Being one of the signatories of the Trump-engineered Abraham Accord that seeks to normalise relations between Israel and its Arab neighbours, UAE’s cargo delivery may be considered as part of that accord’s obligations. However, in the context of Israel’s war against Hamas and the ongoing genocide in Gaza the behaviour of UAE speaks volumes about Arab regimes’ hatred of Hamas.
In the joint statement published by the Muslim signatories to Trump’s peace plan they declared their “determination to dismantle extremism and radicalism in all its forms”. “No society” they said, “can flourish when violence and racism is normalised, or when radical ideologies threaten the fabric of civil life”. If one reads between lines, one will understand that this statement implies that Hamas is an extremist and radical entity which by its violent act of resistance on 7 October 2023 had disturbed a status quo which allowed Arab regimes to forget the issue of Palestine and carry on with their foreign relations agenda.
Endorsing Israel’s and Trump’s uncompromising stand
The statement therefore endorses Israel’s and Trump’s uncompromising stand in eliminating Hamas unless it disarms, surrenders and keeps away from any involvement in Trump’s “transitional governance by technocrats” protected by Multinational Peacekeeping Force in Gaza. Netanyahu has already declared that Israel would determine who would be the participants in that multinational force. Why do Arab regimes fear Hamas victory in Gaza?
Hamas is an offshoot of the Muslim Brotherhood (Ikhwan al-Muslimin) a Sunni Islamist organisation founded in Egypt by Hassan al-Banna in 1928. Its main objective was to install governments in Muslim countries which would govern according to the norms and values of Islamic sharia.
After the 2011 uprising against President Hosni Mubarak’s tyrannical regime in Egypt, the leader of Muslim Brotherhood Muhammed Morsi was elected as President, but the chaos that followed brought down his government, Morsi was imprison and the government was retaken by the ancient regime with obvious backing from US and Western powers. Threatened by the rise of Islamism Muslim Brotherhood was banned in all Arab countries.
In Gaza, Muslim Brotherhood was introduced by Sheikh Ahmad Yassin in 1973 not as a political party but as an Islamic Welfare Centre (al-Mujamma’ al-Islami) to educate the Muslim youth who Yassin found had fallen victims to leftist ideologies under the influence of Yasser Arafat’s PLO. It was from this educational mission Hamas as a political entity grew up, and its Qassam brigade owes its name to Yassin. When Hamas entered politics and captured the Palestinian Legislative Council in Gaza in 2006, it did not lay down its weapons as Sinn Fein of IRA did, but as Jamila al-Shanti the most prominent female Hamas activist said, “It wasn’t a choice between resistance and politics, it was to protect the resistance” (Beverley Milton-Edwards & Stephen Farrel, HAMAS, polity, 2024, p. 163).
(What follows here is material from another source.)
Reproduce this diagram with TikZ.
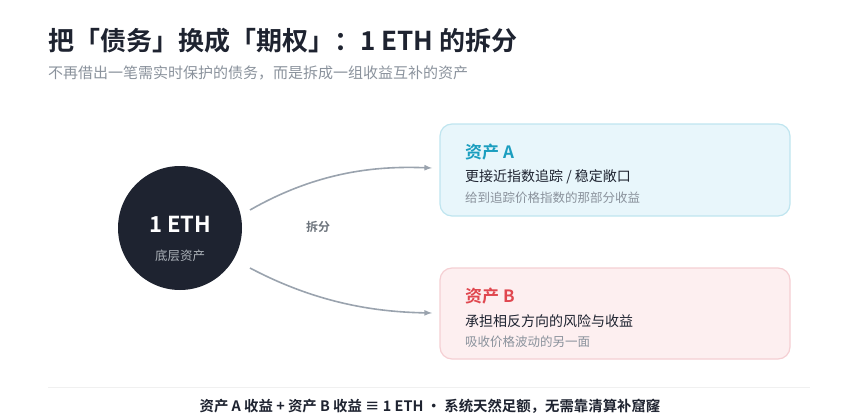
\documentclass[tikz,border=0pt]{standalone}
\usepackage{fontspec}
\setmainfont{Noto Sans CJK SC}[BoldFont={Noto Sans CJK SC Bold}]
\usepackage{tikz}
\usetikzlibrary{positioning}
\definecolor{ink}{HTML}{1E2330}
\definecolor{muted}{HTML}{8A929C}
\definecolor{arrowgray}{HTML}{9AA3AE}
\definecolor{afill}{HTML}{E8F6FB}
\definecolor{aline}{HTML}{BFE5EF}
\definecolor{atext}{HTML}{1B9EBF}
\definecolor{bfill}{HTML}{FDEFF0}
\definecolor{bline}{HTML}{F5CFD3}
\definecolor{btext}{HTML}{E0474F}
\begin{document}
\begin{tikzpicture}[x=1pt,y=-1pt,
    txt/.style={anchor=west,inner sep=0pt},
    card/.style={draw,line width=1.2pt,rounded corners=12pt},
    flow/.style={draw=arrowgray,line width=1.6pt,-latex}]
            \useasboundingbox (0,0) rectangle (860,420);
            \node[txt,font=\bfseries\fontsize{26}{30}\selectfont,text=ink] (title) at (48,41) {把「债务」换成「期权」：1 ETH 的拆分};
            \node[txt,font=\fontsize{15}{18}\selectfont,text=muted] (sub) at (48,73) {不再借出一笔需实时保护的债务，而是拆成一组收益互补的资产};
            \node[circle,fill=ink,minimum size=124pt] (eth) at (180,228) {};
            \node[font=\bfseries\fontsize{22}{26}\selectfont,text=white] (ethlab) at (180,224) {1 ETH};
            \node[font=\fontsize{12.5}{15}\selectfont,text=muted!70!white] (ethsub) at (180,256) {底层资产};
            \draw[card,draw=aline,fill=afill] (440,124) rectangle (790,216);
            \draw[card,draw=bline,fill=bfill] (440,268) rectangle (790,359);
            \coordinate (ina) at (432,168);
            \coordinate (inb) at (432,313);
            \coordinate (outa) at (250,210);
            \coordinate (outb) at (250,268);
            \draw[flow] (outa) .. controls (320,170) and (380,166) .. (ina);
            \draw[flow] (outb) .. controls (320,305) and (380,312) .. (inb);
            \node[font=\bfseries\fontsize{12}{14}\selectfont,text=muted!80!black] (split) at (318,227) {拆分};
            \node[txt,font=\bfseries\fontsize{17}{20}\selectfont,text=atext] (atitle) at (465,152) {资产 A};
            \node[txt,font=\fontsize{14}{16}\selectfont,text=ink] (aline1) at (465,177) {更接近指数追踪 / 稳定敞口};
            \node[txt,font=\fontsize{12.5}{14}\selectfont,text=muted] (aline2) at (465,198) {给到追踪价格指数的那部分收益};
            \node[txt,font=\bfseries\fontsize{17}{20}\selectfont,text=btext] (btitle) at (465,296) {资产 B};
            \node[txt,font=\fontsize{14}{16}\selectfont,text=ink] (bline1) at (465,321) {承担相反方向的风险与收益};
            \node[txt,font=\fontsize{12.5}{14}\selectfont,text=muted] (bline2) at (465,342) {吸收价格波动的另一面};
            \draw[gray!12,line width=1pt] (48,387) -- (810,387);
            \node[font=\bfseries\fontsize{14.4}{16}\selectfont,text=ink] (foot) at (430,406) {资产 A 收益 + 资产 B 收益 ≡ 1 ETH • 系统天然足额，无需靠清算补窟窿};
        \end{tikzpicture}
\end{document}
Hamas’ Muslim Brotherhood origins and Arab rulers’ fear
Thus, it was Hamas’ Muslim Brotherhood origins with its unrelenting resistance against Israel’s military invasion that keep sending shockwaves among Arab rulers who fear that a Hamas victory would inspire other Islamist groups to rise against those regimes and demand a more democratic political system. Hence, the regimes’ complicity with Israel’s genocide in Gaza to throw out Hamas. Having witnessed the chaos in Egypt under Morsi’s Muslim Brotherhood Presidency these rulers and their mullah community might have been convinced by the 14th century Hanbali Muslim scholar Ibn Taimiya of Damascus, who is quoted to have said in his Kitab al-Siyasa al-Sharia that a century of tyranny was preferable to a day of anarchy.
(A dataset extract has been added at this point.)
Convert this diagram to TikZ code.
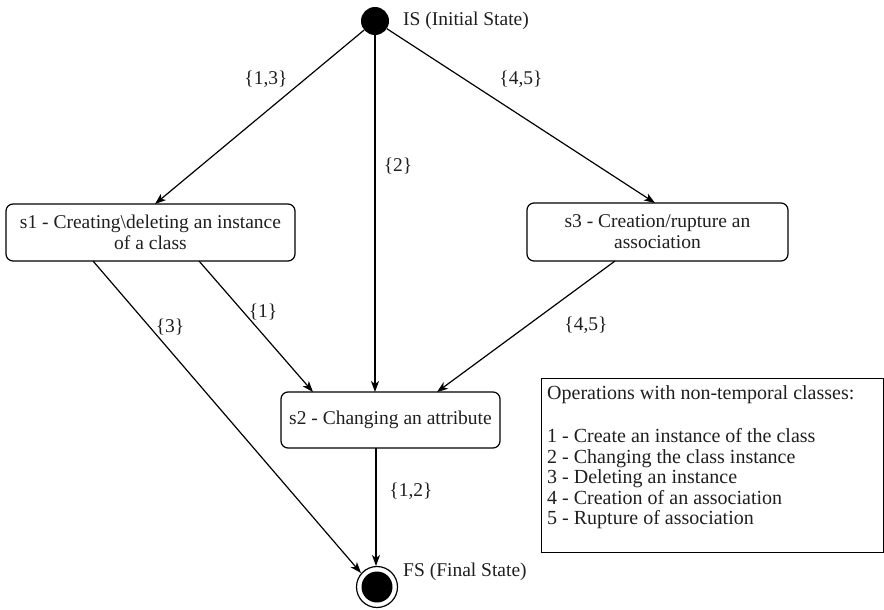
\documentclass[tikz,border=0pt]{standalone}
\usepackage{fontspec}
\setmainfont{Liberation Serif}
\usetikzlibrary{arrows.meta}
\begin{document}
\begin{tikzpicture}[x=1pt,y=-1pt,
  every node/.style={font=\fontsize{19.5}{21}\selectfont, text=black!88},
  statebox/.style={draw, line width=1.2pt, rounded corners=7pt, align=center, inner sep=0pt},
  conn/.style={line width=1.2pt, -{Stealth[length=11pt,width=8pt,inset=3pt]}},
  lbl/.style={inner sep=1pt}]
\useasboundingbox (0,0) rectangle (884,610);
% states
\node[circle, fill=black, minimum size=28pt, inner sep=0pt] (is) at (375,21) {};
\node[anchor=west, inner sep=0pt] (isl) at (403,21) {IS (Initial State)};
\node[statebox, minimum width=289pt, minimum height=57pt] (s1) at (150.5,232.5) {s1 - Creating\textbackslash deleting an instance\\of a class};
\node[statebox, minimum width=261pt, minimum height=58pt] (s3) at (657.5,232) {s3 - Creation/rupture an\\association};
\node[statebox, minimum width=219pt, minimum height=56pt] (s2) at (390.5,420) {s2 - Changing an attribute};
\node[circle, draw, line width=1.2pt, minimum size=41pt, inner sep=0pt] (fs) at (377,587) {};
\node[circle, fill=black, minimum size=31pt, inner sep=0pt] at (fs.center) {};
\node[anchor=west, inner sep=0pt] (fsl) at (403,572) {FS (Final State)};
% connector anchors
\coordinate (s1top) at (155,204);
\coordinate (s3top) at (655,203);
\coordinate (s2a) at (313,392);
\coordinate (s2b) at (375,392);
\coordinate (s2c) at (437,392);
\coordinate (s1a) at (93,261);
\coordinate (s1b) at (199,261);
\coordinate (s3a) at (615,261);
\coordinate (fsa) at (361,573);
\coordinate (fsb) at (376,566);
\coordinate (s2d) at (376,448);
\draw[conn] (is) -- (s1top);
\draw[conn] (is) -- (s2b);
\draw[conn] (is) -- (s3top);
\draw[conn] (s1b) -- (s2a);
\draw[conn] (s1a) -- (fsa);
\draw[conn] (s3a) -- (s2c);
\draw[conn] (s2d) -- (fsb);
% labels
\node[lbl] (l13) at (266,79) {\{1,3\}};
\node[lbl] (l45a) at (521,79) {\{4,5\}};
\node[lbl] (l2) at (398,166) {\{2\}};
\node[lbl] (l3) at (170,327) {\{3\}};
\node[lbl] (l1) at (263,312) {\{1\}};
\node[lbl] (l45b) at (586,325) {\{4,5\}};
\node[lbl] (l12) at (411,491) {\{1,2\}};
% legend
\node[draw, line width=1pt, anchor=north west, minimum width=342pt, minimum height=174pt, inner sep=0pt] (leg) at (541,378) {};
\node[anchor=north west, align=left, inner sep=0pt, font=\fontsize{20}{20.5}\selectfont] (legt) at (547,385) {Operations with non-temporal classes:\\[23pt]1 - Create an instance of the class\\2 - Changing the class instance\\3 - Deleting an instance\\4 - Creation of an association\\5 - Rupture of association};
\end{tikzpicture}
\end{document}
Yet, over the last two years despite their partnership with Israel and Israel’s military might Hamas with meaningful assistance from Iran, Jordan’s Hezbollah and Yemen’s Houthis, has not surrendered and remains a force to reckon with. This is why Trump with his 20-Point Peace Plan is trying to give it an international flavour by bringing in the five Arab regimes and three other more populous Muslim countries. It is a plan if implemented in full with blessing from the eight Muslim signatories Gaza and the West Bank would be passed under the suzerainty of Israel to make it Eretz.